How to Coordinate a Full-Scale Market Launch Across Multiple Channels?
Coordinating a full-scale market launch is the final step where you move out of stealth mode and into the public eye. All the previous validation stages—the landing page tests, the Concierge MVP, the Closed Alpha, and the pricing experiments—have not just been tests; they have been the building blocks of your go-to-market strategy. This validation flywheel has armed you with the three essential ingredients for a successful launch: a deep understanding of your customer’s pain, a proven message that resonates, and a list of early adopters ready to become your first advocates.
A successful multi-channel launch is not a “big bang” event but a sequenced and orchestrated campaign. Your first and most important channel is your existing list of validated users. They should receive early access and be encouraged to share their experiences. This creates an initial groundswell of authentic social proof, which is far more powerful than any paid advertising.
Next, you must translate your learnings into channel-specific content. The value proposition that worked on your landing page needs to be adapted for different formats: a blog post explaining the “why” behind your solution, a short video for social media demonstrating the “how,” and a detailed case study for your website showcasing the results. Each piece of content should be tailored to the audience and context of its respective channel (e.g., LinkedIn, Twitter, Product Hunt, industry forums). The key is message consistency. Every touchpoint should reinforce the same core value proposition you validated so meticulously in the early stages.
Finally, your launch plan must have clear metrics for success, tied directly back to your initial hypotheses. These are not vanity metrics like impressions, but business-critical KPIs like activation rate, user retention, and, of course, revenue. The launch is not the end of validation; it is the beginning of validation at scale.
By following this validation-driven approach, you ensure you are not just launching a product, but launching a proven solution into the hands of a market that is already waiting for it. Start today by applying this framework to transform your next idea from a risky bet into a calculated success.
Frequently Asked Questions on Product Viability Testing
Is a “fake door” test ethical?
When done correctly, a fake door test is an ethical and responsible practice. It prevents a company from wasting months or years of engineering effort and investment building a product that nobody wants. By asking for a small commitment like an email address in exchange for early access, you are transparently gauging interest. The ethical line is crossed if you ask for payment for a non-existent product without clear communication, but testing interest via sign-ups is a standard and respectful way to validate demand before committing resources.
What’s the difference between an MVP and a prototype?

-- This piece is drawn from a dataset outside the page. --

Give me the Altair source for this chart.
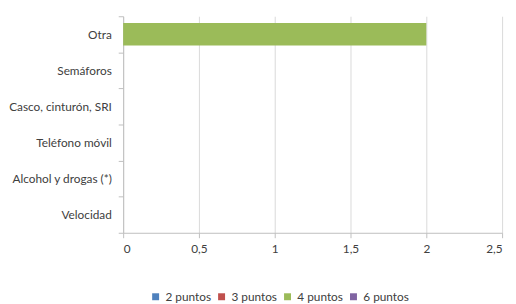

A prototype is typically a non-functional or partially functional mockup used to test usability, design concepts, and user flows. Its purpose is to answer questions about *how* a user might interact with an interface. An MVP (Minimum Viable Product), on the other hand, is a functional version of the product that delivers the core value proposition. Its purpose is to test the fundamental business hypothesis: will people actually use this to solve a real problem? In short, a prototype tests the design, while an MVP tests the value.